START Data section

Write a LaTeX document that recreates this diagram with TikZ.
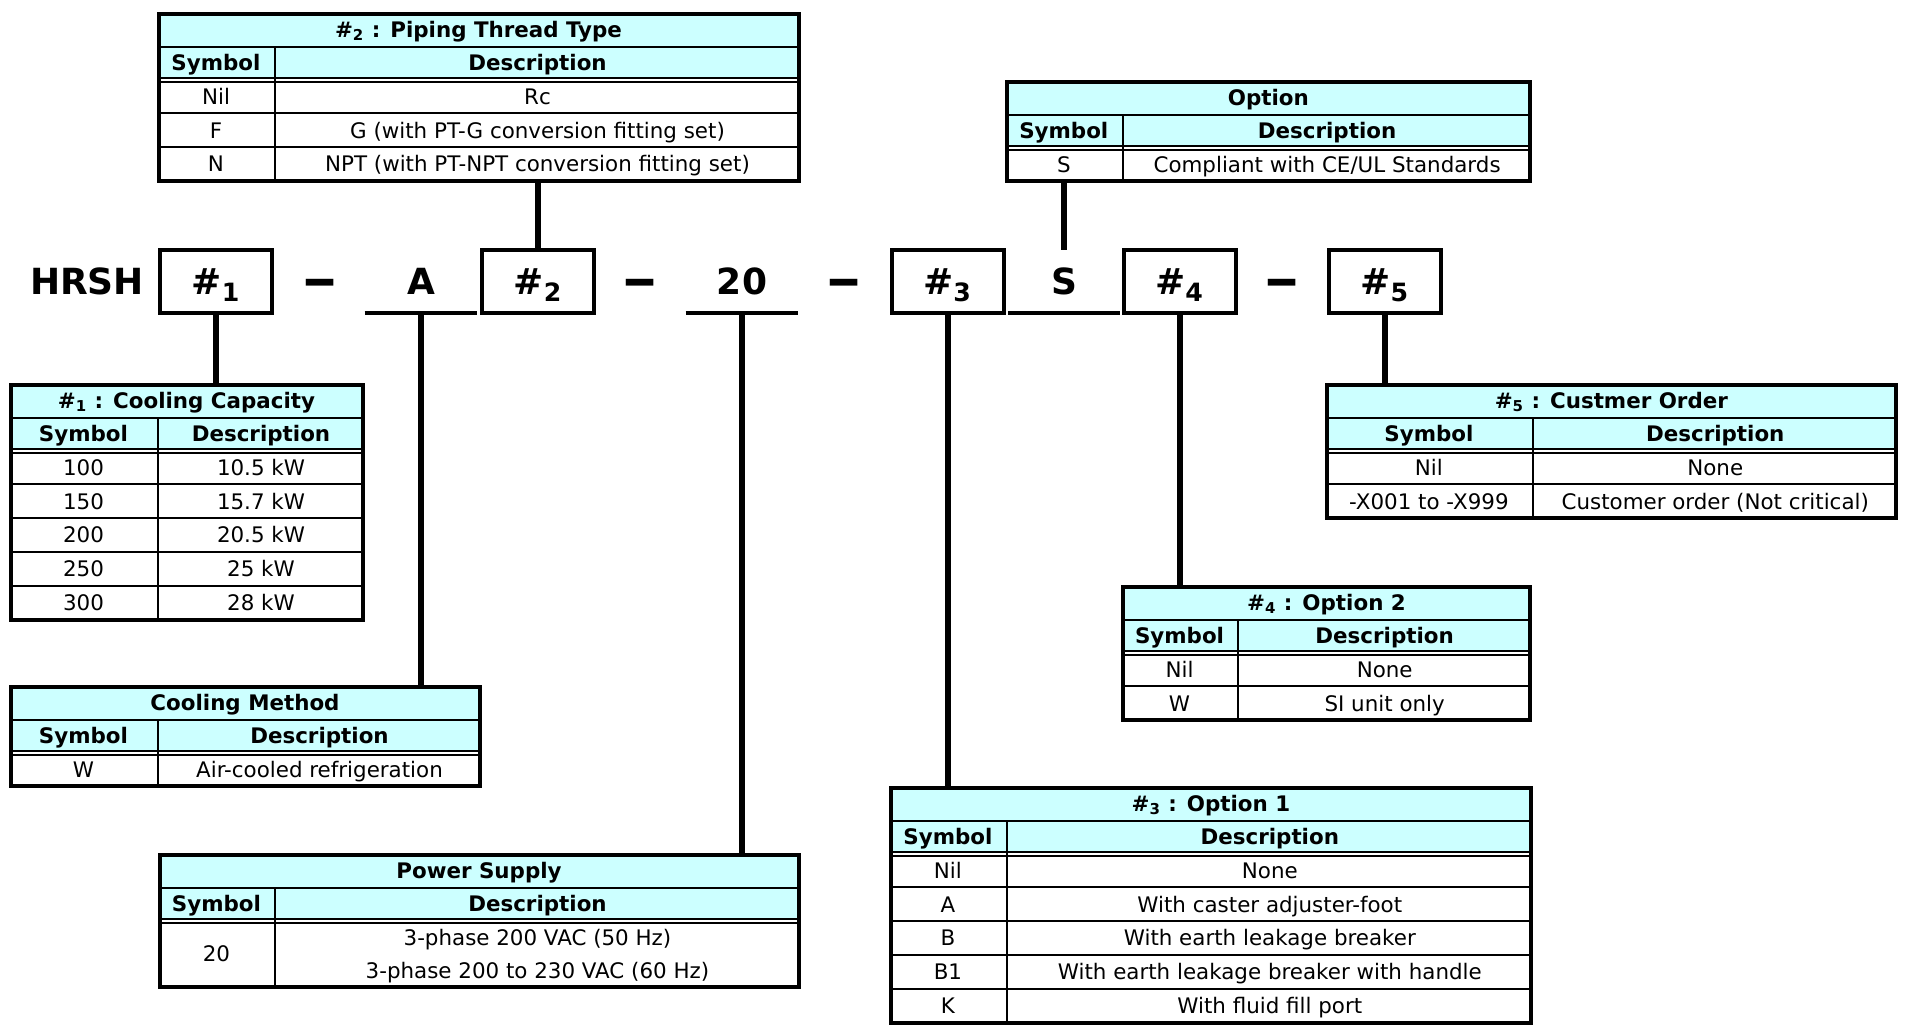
\documentclass[tikz,border=0pt]{standalone}
\usepackage{fontspec}
\setmainfont{DejaVu Sans}
\usetikzlibrary{fit}
\definecolor{hdr}{RGB}{204,255,255}
\tikzset{
  cell/.style={inner sep=0pt, font=\fontsize{10.7}{12}\selectfont, text height=7.8pt, text depth=0pt},
  hcell/.style={inner sep=0pt, font=\fontsize{10.7}{12}\selectfont\bfseries, text height=7.8pt, text depth=0pt},
  big/.style={inner sep=0pt, font=\fontsize{18}{22}\selectfont\bfseries, text height=13.1pt, text depth=0pt, minimum width=56pt, minimum height=31.5pt},
  codebox/.style={big, draw, line width=2pt},
  dashmark/.style={inner sep=0pt, font=\fontsize{27}{30}\selectfont\bfseries, text height=0pt, text depth=0pt},
  conn/.style={line width=3pt},
  thinline/.style={line width=1pt},
  frame/.style={draw, line width=2pt, inner sep=0pt},
  uline/.style={line width=2pt},
}
\newcommand{\spectab}[9]{%
  % #1 name, #2 x0, #3 y0, #4 x1, #5 divider x, #6 title, #7 rows, #8 row height, #9 list
  \pgfmathsetmacro\tya{#3+34.5}%
  \pgfmathsetmacro\tyb{#3+67.5}%
  \pgfmathsetmacro\tyc{#3+67.5+#7*#8}%
  \fill[hdr] (#2,#3) rectangle (#4,\tyb-2);
  \node[hcell] (#1-title) at ({(#2+#4)/2},{(#3+\tya)/2}) {#6};
  \node[hcell] (#1-sym) at ({(#2+#5)/2},{(\tya+\tyb)/2}) {Symbol};
  \node[hcell] (#1-desc) at ({(#5+#4)/2},{(\tya+\tyb)/2}) {Description};
  \draw[thinline] (#2,\tya) -- (#4,\tya);
  \draw[thinline] (#2,\tyb-2) -- (#4,\tyb-2) (#2,\tyb+2) -- (#4,\tyb+2);
  \draw[thinline] (#5,\tya) -- (#5,\tyc);
  \foreach \s/\d [count=\i] in {#9} {
    \pgfmathsetmacro\tyr{\tyb+(\i-0.5)*#8}
    \node[cell] (#1-s\i) at ({(#2+#5)/2},\tyr) {\s};
    \node[cell] (#1-d\i) at ({(#5+#4)/2},\tyr) {\d};
    \ifnum\i<#7 \draw[thinline] (#2,{\tyb+\i*#8}) -- (#4,{\tyb+\i*#8}); \fi
  }
  \coordinate (#1-nw) at ({#2+1.5},{#3+1.5});
  \coordinate (#1-se) at ({#4-1.5},\tyc);
  \node[frame, fit=(#1-nw)(#1-se)] (#1) {};
}
\begin{document}
\begin{tikzpicture}[x=0.5pt,y=-0.5pt]
\useasboundingbox (0,0) rectangle (1910,1024);

% model code line
\node[big, minimum width=0pt] (hrsh) at (87,281.5) {HRSH};
\node[codebox] (b1) at (216,281.5) {\#\textsubscript{1}};
\node[dashmark] (d1) at (320,297) {\scalebox{1.3}[1]{–}};
\node[big] (la) at (421,281.5) {A};
\node[codebox] (b2) at (538,281.5) {\#\textsubscript{2}};
\node[dashmark] (d2) at (640.5,297) {\scalebox{1.3}[1]{–}};
\node[big] (l20) at (742,281.5) {20};
\node[dashmark] (d3) at (844.5,297) {\scalebox{1.3}[1]{–}};
\node[codebox] (b3) at (947.5,281.5) {\#\textsubscript{3}};
\node[big, minimum width=55.5pt] (ls) at (1064,281.5) {S};
\node[codebox] (b4) at (1179.5,281.5) {\#\textsubscript{4}};
\node[dashmark] (d4) at (1282.5,297) {\scalebox{1.3}[1]{–}};
\node[codebox] (b5) at (1384.7,281.5) {\#\textsubscript{5}};
\draw[uline] (la.south west) -- (la.south east);
\draw[uline] (l20.south west) -- (l20.south east);
\draw[uline] (ls.south west) -- (ls.south east);

% tables
\spectab{t2}{157}{12}{800}{275}{\#\textsubscript{2} : Piping Thread Type}{3}{33.8}{Nil/Rc,F/{G (with PT-G conversion fitting set)},N/{NPT (with PT-NPT conversion fitting set)}}
\spectab{to}{1005}{80}{1531.6}{1122.6}{Option}{1}{33.8}{S/{Compliant with CE/UL Standards}}
\spectab{t1}{9}{383}{364}{158}{\#\textsubscript{1} : Cooling Capacity}{5}{33.8}{100/10.5 kW,150/15.7 kW,200/20.5 kW,250/25 kW,300/28 kW}
\spectab{tc}{9}{685}{481}{158}{Cooling Method}{1}{33.8}{W/Air-cooled refrigeration}
\spectab{tp}{158}{853}{800}{275}{Power Supply}{1}{66}{20/{}}
\node[cell] (tp-l1) at (537.5,938) {3-phase 200 VAC (50 Hz)};
\node[cell] (tp-l2) at (537.5,970.5) {3-phase 200 to 230 VAC (60 Hz)};
\spectab{t3}{889}{786}{1532.8}{1006.8}{\#\textsubscript{3} : Option 1}{5}{33.8}{Nil/None,A/With caster adjuster-foot,B/With earth leakage breaker,B1/With earth leakage breaker with handle,K/With fluid fill port}
\spectab{t4}{1121.4}{585}{1531.6}{1237.7}{\#\textsubscript{4} : Option 2}{2}{33.8}{Nil/None,W/SI unit only}
\spectab{t5}{1325}{383}{1897.7}{1532.8}{\#\textsubscript{5} : Custmer Order}{2}{33.8}{Nil/None,-X001 to -X999/Customer order (Not critical)}

% connectors
\draw[conn] (b1.south) -- (b1.south |- t1.north);
\draw[conn] (b2.north) -- (b2.north |- t2.south);
\draw[conn] (la.south) -- (la.south |- tc.north);
\draw[conn] (l20.south) -- (l20.south |- tp.north);
\draw[conn] (b3.south) -- (b3.south |- t3.north);
\draw[conn] (ls.north) -- (ls.north |- to.south);
\draw[conn] (b4.south) -- (b4.south |- t4.north);
\draw[conn] (b5.south) -- (b5.south |- t5.north);
\end{tikzpicture}
\end{document}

END Data section

*The request*.
Every line of the listing that holds "with" should be found and copied.

*Solution to this task*.
Write a LaTeX document that recreates this diagram with TikZ.
\spectab{t2}{157}{12}{800}{275}{\#\textsubscript{2} : Piping Thread Type}{3}{33.8}{Nil/Rc,F/{G (with PT-G conversion fitting set)},N/{NPT (with PT-NPT conversion fitting set)}}
\spectab{to}{1005}{80}{1531.6}{1122.6}{Option}{1}{33.8}{S/{Compliant with CE/UL Standards}}
\spectab{t3}{889}{786}{1532.8}{1006.8}{\#\textsubscript{3} : Option 1}{5}{33.8}{Nil/None,A/With caster adjuster-foot,B/With earth leakage breaker,B1/With earth leakage breaker with handle,K/With fluid fill port}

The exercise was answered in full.